Chaque vendredi, on découvre ensemble une planche de l'immense collection de la Cité de la bande dessinée et de l'image d'Angoulême qui propose jusqu'en août 2026 une exposition fascinante et sans cesse renouvelée : Trésors des Collections. Dans la section Humour, découvrez la planche #14 : Touïs!
Le mot du commissaire de l'exposition, Jean-Pierre Mercier
Moment important de la vie de Pilote, Le Sergent Laterreur, bande fugace mais marquante qui parut entre 1971 et 1973, avait une génération d’avance pour le jeu du trait, le récit, les onomatopées.
Reprenant alors le genre éculé de l’humour militaire, les auteurs belges Touïs, alias Vivian Miessen (dessin) et Frydman (scénario) y injectent une bonne dose d’absurde et d’anarchisme, rejouant éternellement la confrontation entre le petit sergent borné et le gros soldat, comme du Laurel et Hardy à l’envers : ici c’est le petit qui martyrise le gros (de la troupe; cet énorme troufion symbolise la multitude des biffins qui subissent et obéissent en claquant des talons), et tout se termine dans le désastre et les explosions (d’obus, de colère).
Du point de vue stylistique, cette série est un OVNI : amples traits sinueux, couleurs contrastées posées en aplat, usage incroyablement novateur des bulles et des onomatopées.
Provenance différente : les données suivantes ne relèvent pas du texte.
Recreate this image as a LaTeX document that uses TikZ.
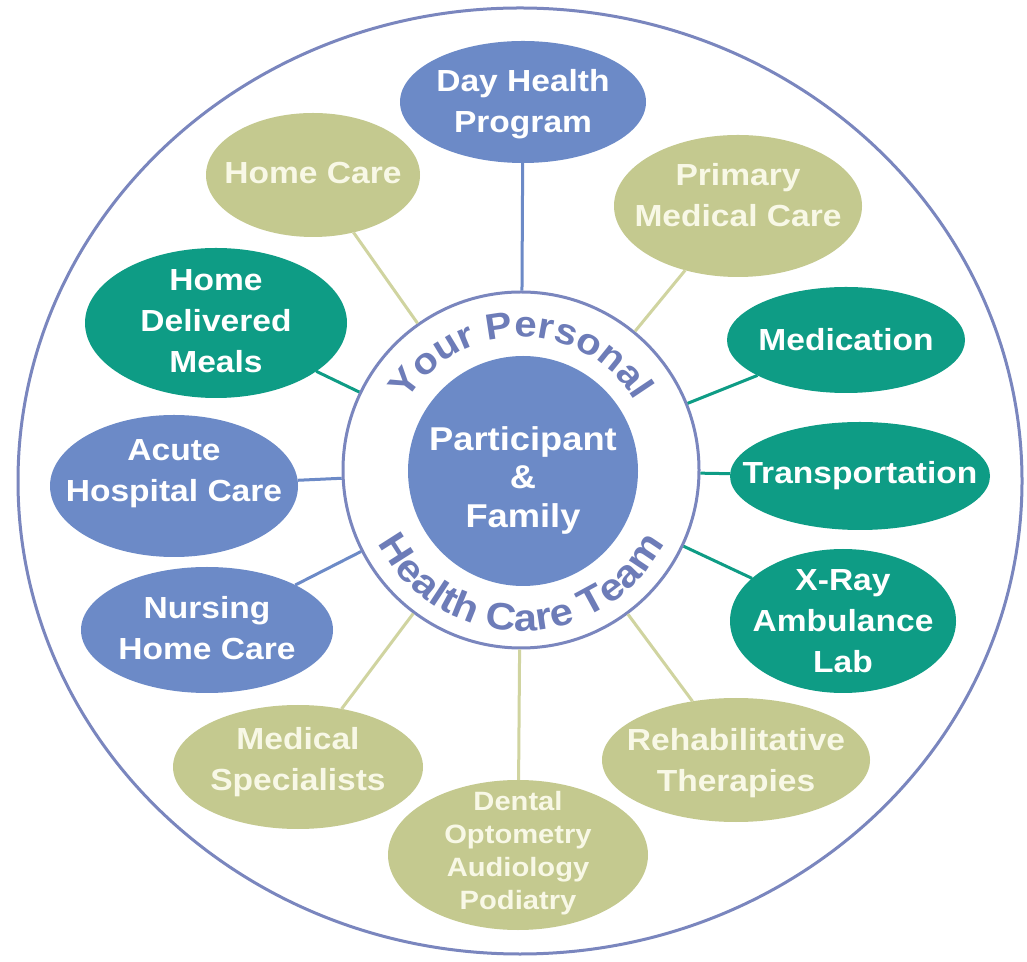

On peut penser aux pages de Lyonel Feininger, aux dessinateurs underground Moscoso ou Griffin, ou peut-être encore au Guy Peellaert de la période Pravda et Jodelle... Il n’empêche, Le Sergent Laterreur est inclassable, et il est resté sans réelle postérité. Touïs et Frydman ont rapidement déserté le champ de la bande dessinée, pour aller exercer leurs talents dans le dessin animé.
Quelques recueils incomplets du Sergent ont paru dans les années 1980, et les fans de la série se languissaient jusqu’à ce que l’éditeur L’Association ne produise en 2009 une intégrale qui fait désormais autorité. Après tout, c’est normal pour un sergent.
Le mot du chroniqueur de ZOO, par Frédéric Grivaud
Bien qu’il ait principalement fait carrière dans l’animation, et plus particulièrement sur des adaptations d’univers BD (Asterix, Corto Maltese, Les Schtroumpfs, Picha, Tintin, Lucky Luke…) Touïs s’est aussi essayé à la bande dessinée, notamment par le biais de ce Sergent Laterreur, scénarisé par son compère Gérald Frydman, pour le compte de Pilote.
Il n’est alors pas question de proposer quelque chose de « sophistiqué », mais d’efficace, aux limites de l’archétype militaire avec le terrifiant sergent qui s’acharne sur son sous fifre pour compenser les brimades de ses propres supérieurs.
Le trait est donc à l’avenant, vif, presque un coup de griffe sur la page, on est plongé dans une joyeuse parodie de la vie de soldat en caserne, avec le langage qui suit.
Sur cette page, tous ceux qui ont vécu l’expérience de la marche au pas reconnaissent immédiatement la douceur de l’expérience, rythmée par ce cri scandé à gorge déployée auxquels répondent des gestes brusques… Tout y est, les expressions, l’ambiance et cet humour décalé qui fonctionne immédiatement.
En marge de toutes ces grandes séries qui ont animé la revue, Sergent Laterreur reste un ovni, bien heureusement réhabilité par l’Association en 2006.